Stored entries:
++++

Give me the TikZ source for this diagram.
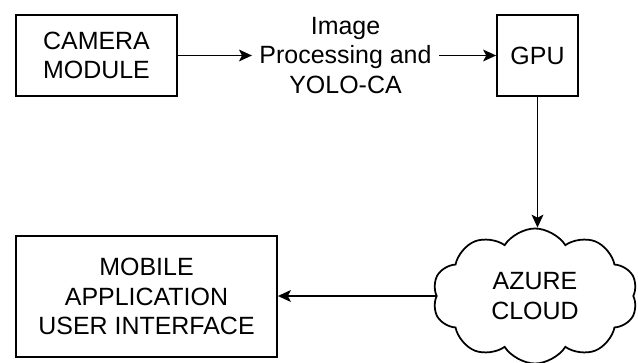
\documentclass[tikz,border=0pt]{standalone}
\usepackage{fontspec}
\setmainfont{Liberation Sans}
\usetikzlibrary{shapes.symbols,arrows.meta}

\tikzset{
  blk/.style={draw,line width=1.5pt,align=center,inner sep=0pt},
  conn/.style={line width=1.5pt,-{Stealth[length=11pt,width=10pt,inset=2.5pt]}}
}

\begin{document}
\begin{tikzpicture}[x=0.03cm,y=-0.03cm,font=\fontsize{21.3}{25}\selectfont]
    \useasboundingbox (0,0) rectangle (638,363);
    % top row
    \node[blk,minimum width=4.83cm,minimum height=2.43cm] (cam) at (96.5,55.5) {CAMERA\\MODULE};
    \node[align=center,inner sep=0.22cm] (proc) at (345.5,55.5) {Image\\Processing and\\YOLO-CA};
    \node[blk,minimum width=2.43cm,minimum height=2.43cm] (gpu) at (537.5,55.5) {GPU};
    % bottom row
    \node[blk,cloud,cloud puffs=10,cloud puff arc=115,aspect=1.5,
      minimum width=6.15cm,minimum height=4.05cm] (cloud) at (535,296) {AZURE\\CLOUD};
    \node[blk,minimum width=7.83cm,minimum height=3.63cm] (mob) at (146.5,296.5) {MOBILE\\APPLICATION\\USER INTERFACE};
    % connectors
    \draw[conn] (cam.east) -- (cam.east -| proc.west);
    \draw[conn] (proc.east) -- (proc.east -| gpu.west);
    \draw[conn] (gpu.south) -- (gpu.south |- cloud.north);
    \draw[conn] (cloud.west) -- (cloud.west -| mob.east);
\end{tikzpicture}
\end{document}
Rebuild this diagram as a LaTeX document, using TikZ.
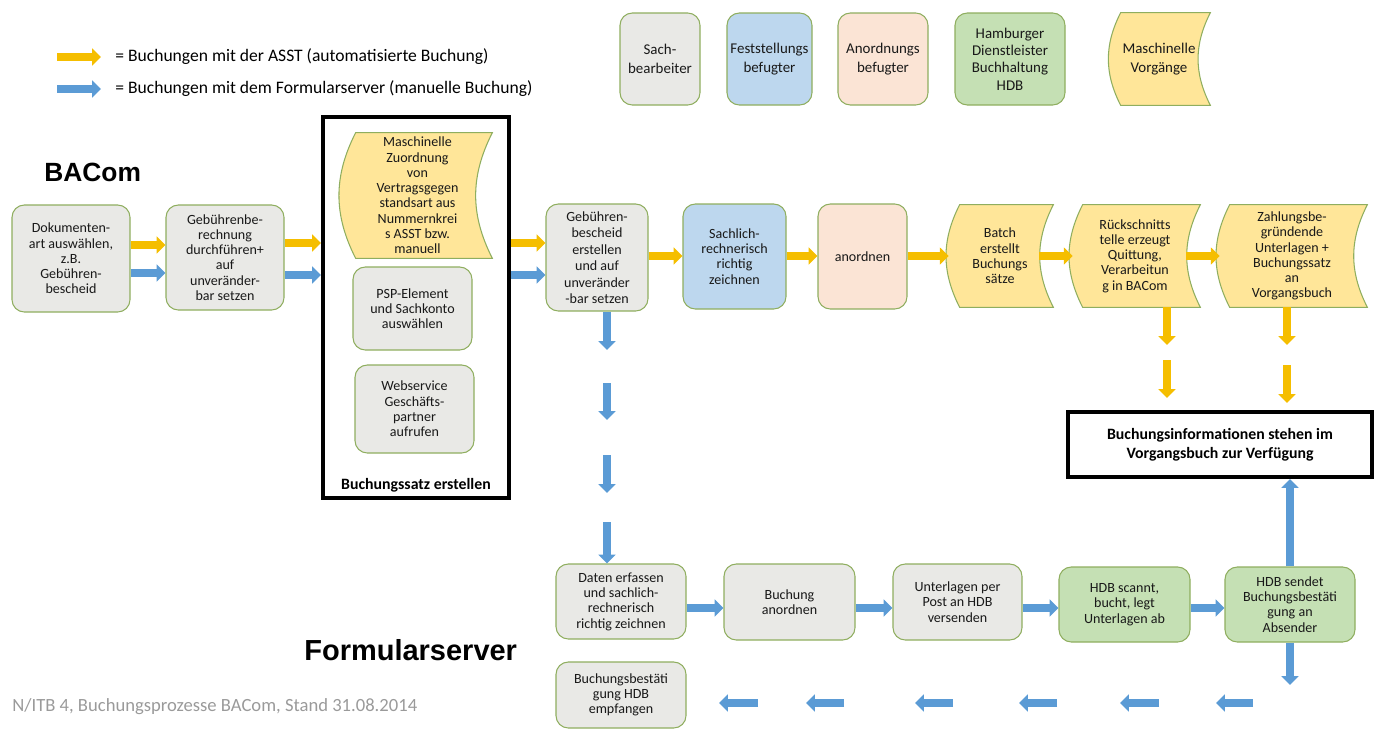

++++

### WORK TO DO
Search the lines for the word "this" and report how many contain it, by number only.

### PROBLEM SOLUTION
2